::: TASK INPUTS

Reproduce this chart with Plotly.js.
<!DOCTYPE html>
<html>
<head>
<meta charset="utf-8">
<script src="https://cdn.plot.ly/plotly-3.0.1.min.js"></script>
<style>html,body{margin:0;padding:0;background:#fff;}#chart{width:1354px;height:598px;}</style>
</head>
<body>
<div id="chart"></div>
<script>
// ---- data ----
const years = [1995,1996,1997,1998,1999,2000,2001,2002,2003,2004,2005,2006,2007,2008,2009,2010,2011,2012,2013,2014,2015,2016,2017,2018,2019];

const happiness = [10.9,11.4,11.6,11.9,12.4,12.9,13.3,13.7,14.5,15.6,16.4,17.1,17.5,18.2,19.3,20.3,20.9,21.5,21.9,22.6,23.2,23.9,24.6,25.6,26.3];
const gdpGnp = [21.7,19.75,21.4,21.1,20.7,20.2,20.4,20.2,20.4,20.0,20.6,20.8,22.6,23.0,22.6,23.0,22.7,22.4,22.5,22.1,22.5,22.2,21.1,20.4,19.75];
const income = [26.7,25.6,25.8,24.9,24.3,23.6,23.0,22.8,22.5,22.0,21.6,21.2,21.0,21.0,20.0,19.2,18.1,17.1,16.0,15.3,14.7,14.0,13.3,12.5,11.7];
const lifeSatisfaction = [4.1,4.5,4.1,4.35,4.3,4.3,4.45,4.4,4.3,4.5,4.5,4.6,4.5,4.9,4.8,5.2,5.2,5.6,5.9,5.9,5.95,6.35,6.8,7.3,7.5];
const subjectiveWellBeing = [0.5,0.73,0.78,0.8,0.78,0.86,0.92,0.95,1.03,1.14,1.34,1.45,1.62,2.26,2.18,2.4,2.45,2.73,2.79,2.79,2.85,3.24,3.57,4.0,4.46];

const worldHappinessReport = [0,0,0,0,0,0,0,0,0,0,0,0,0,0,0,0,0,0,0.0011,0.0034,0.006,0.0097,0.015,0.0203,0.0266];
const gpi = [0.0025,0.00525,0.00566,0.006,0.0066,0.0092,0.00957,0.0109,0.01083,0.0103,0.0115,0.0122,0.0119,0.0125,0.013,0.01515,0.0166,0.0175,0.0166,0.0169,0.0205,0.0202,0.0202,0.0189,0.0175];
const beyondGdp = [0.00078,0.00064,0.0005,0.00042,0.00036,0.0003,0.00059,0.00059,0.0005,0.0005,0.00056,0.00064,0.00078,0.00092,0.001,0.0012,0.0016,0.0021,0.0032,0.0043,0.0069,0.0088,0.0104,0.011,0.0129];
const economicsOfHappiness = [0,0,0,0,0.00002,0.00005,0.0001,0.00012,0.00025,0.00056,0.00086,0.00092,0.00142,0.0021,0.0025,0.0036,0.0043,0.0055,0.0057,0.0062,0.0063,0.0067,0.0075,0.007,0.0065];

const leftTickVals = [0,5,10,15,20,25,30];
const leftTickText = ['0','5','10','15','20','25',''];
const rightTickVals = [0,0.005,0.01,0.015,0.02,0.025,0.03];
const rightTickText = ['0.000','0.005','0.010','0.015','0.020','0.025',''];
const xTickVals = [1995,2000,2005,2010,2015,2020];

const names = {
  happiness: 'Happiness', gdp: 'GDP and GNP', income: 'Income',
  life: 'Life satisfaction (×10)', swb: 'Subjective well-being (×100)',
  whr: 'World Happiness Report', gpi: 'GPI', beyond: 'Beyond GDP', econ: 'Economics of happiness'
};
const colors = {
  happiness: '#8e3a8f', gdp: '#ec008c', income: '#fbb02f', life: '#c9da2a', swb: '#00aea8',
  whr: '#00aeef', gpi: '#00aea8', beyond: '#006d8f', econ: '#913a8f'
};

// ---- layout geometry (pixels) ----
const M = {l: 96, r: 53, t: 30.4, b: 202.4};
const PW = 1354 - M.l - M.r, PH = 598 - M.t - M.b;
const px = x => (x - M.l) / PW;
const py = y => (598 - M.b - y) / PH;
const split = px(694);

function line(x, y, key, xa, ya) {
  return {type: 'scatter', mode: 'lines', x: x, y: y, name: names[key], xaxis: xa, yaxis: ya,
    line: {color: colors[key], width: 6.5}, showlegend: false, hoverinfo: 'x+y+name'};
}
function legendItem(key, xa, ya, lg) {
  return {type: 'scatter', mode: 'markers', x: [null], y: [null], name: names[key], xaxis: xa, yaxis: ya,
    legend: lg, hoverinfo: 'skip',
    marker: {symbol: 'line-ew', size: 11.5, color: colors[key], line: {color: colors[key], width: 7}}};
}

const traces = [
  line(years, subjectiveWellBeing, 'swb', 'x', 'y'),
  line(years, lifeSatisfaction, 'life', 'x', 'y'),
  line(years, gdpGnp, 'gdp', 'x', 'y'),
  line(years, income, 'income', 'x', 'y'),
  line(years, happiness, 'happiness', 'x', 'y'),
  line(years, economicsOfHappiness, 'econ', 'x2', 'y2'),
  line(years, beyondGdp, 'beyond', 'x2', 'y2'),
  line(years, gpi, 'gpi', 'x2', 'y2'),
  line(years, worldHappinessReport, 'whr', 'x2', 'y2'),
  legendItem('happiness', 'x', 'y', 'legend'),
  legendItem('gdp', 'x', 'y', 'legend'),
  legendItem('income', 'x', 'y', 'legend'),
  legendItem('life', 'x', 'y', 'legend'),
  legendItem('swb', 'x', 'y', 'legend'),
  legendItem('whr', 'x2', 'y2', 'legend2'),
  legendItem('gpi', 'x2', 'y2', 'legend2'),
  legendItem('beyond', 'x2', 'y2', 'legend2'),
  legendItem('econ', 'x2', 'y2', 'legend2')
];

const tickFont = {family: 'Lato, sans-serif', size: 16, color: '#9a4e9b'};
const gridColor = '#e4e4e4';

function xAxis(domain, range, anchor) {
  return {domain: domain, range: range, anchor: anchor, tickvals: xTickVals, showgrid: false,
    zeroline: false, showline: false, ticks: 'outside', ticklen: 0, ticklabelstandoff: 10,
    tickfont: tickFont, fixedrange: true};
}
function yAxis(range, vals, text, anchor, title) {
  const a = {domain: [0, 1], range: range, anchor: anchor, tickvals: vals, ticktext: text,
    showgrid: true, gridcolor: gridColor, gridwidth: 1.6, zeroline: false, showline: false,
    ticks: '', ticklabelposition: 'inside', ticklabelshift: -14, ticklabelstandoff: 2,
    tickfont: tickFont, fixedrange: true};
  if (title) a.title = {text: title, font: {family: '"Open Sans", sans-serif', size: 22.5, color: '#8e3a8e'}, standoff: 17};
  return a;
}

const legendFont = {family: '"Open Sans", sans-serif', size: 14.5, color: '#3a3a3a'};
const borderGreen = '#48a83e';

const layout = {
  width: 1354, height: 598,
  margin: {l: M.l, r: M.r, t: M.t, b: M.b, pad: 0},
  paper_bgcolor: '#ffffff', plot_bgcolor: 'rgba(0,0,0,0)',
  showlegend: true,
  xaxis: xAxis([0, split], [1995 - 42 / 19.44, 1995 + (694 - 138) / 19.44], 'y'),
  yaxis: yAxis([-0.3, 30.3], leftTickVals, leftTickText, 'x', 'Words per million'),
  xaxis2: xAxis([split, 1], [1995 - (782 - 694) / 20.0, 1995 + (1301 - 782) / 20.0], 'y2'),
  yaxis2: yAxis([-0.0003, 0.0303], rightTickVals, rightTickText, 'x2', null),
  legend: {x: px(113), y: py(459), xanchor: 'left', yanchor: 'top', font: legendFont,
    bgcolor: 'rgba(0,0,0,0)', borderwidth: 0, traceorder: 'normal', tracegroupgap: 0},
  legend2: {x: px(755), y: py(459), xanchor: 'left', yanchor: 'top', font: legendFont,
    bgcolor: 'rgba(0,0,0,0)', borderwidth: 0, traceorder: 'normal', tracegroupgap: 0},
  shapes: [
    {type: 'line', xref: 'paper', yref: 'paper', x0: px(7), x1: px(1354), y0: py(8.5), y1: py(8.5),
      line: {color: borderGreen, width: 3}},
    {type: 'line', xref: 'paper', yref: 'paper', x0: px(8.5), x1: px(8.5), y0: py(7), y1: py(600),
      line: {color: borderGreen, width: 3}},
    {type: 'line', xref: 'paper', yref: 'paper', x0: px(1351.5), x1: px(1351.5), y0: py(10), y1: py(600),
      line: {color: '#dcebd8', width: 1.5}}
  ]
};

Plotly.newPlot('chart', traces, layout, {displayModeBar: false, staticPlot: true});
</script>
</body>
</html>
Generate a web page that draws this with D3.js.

::::::

§ REQUIREMENTS: Please copy only the lines between the first line of the entries and the line with "const xTickVals = [1995,2000,2005,2010,2015,2020];", keeping those two end lines as well, exactly as written.

§ WRITTEN ANSWER:
Reproduce this chart with Plotly.js.
<!DOCTYPE html>
<html>
<head>
<meta charset="utf-8">
<script src="https://cdn.plot.ly/plotly-3.0.1.min.js"></script>
<style>html,body{margin:0;padding:0;background:#fff;}#chart{width:1354px;height:598px;}</style>
</head>
<body>
<div id="chart"></div>
<script>
// ---- data ----
const years = [1995,1996,1997,1998,1999,2000,2001,2002,2003,2004,2005,2006,2007,2008,2009,2010,2011,2012,2013,2014,2015,2016,2017,2018,2019];

const happiness = [10.9,11.4,11.6,11.9,12.4,12.9,13.3,13.7,14.5,15.6,16.4,17.1,17.5,18.2,19.3,20.3,20.9,21.5,21.9,22.6,23.2,23.9,24.6,25.6,26.3];
const gdpGnp = [21.7,19.75,21.4,21.1,20.7,20.2,20.4,20.2,20.4,20.0,20.6,20.8,22.6,23.0,22.6,23.0,22.7,22.4,22.5,22.1,22.5,22.2,21.1,20.4,19.75];
const income = [26.7,25.6,25.8,24.9,24.3,23.6,23.0,22.8,22.5,22.0,21.6,21.2,21.0,21.0,20.0,19.2,18.1,17.1,16.0,15.3,14.7,14.0,13.3,12.5,11.7];
const lifeSatisfaction = [4.1,4.5,4.1,4.35,4.3,4.3,4.45,4.4,4.3,4.5,4.5,4.6,4.5,4.9,4.8,5.2,5.2,5.6,5.9,5.9,5.95,6.35,6.8,7.3,7.5];
const subjectiveWellBeing = [0.5,0.73,0.78,0.8,0.78,0.86,0.92,0.95,1.03,1.14,1.34,1.45,1.62,2.26,2.18,2.4,2.45,2.73,2.79,2.79,2.85,3.24,3.57,4.0,4.46];

const worldHappinessReport = [0,0,0,0,0,0,0,0,0,0,0,0,0,0,0,0,0,0,0.0011,0.0034,0.006,0.0097,0.015,0.0203,0.0266];
const gpi = [0.0025,0.00525,0.00566,0.006,0.0066,0.0092,0.00957,0.0109,0.01083,0.0103,0.0115,0.0122,0.0119,0.0125,0.013,0.01515,0.0166,0.0175,0.0166,0.0169,0.0205,0.0202,0.0202,0.0189,0.0175];
const beyondGdp = [0.00078,0.00064,0.0005,0.00042,0.00036,0.0003,0.00059,0.00059,0.0005,0.0005,0.00056,0.00064,0.00078,0.00092,0.001,0.0012,0.0016,0.0021,0.0032,0.0043,0.0069,0.0088,0.0104,0.011,0.0129];
const economicsOfHappiness = [0,0,0,0,0.00002,0.00005,0.0001,0.00012,0.00025,0.00056,0.00086,0.00092,0.00142,0.0021,0.0025,0.0036,0.0043,0.0055,0.0057,0.0062,0.0063,0.0067,0.0075,0.007,0.0065];

const leftTickVals = [0,5,10,15,20,25,30];
const leftTickText = ['0','5','10','15','20','25',''];
const rightTickVals = [0,0.005,0.01,0.015,0.02,0.025,0.03];
const rightTickText = ['0.000','0.005','0.010','0.015','0.020','0.025',''];
const xTickVals = [1995,2000,2005,2010,2015,2020];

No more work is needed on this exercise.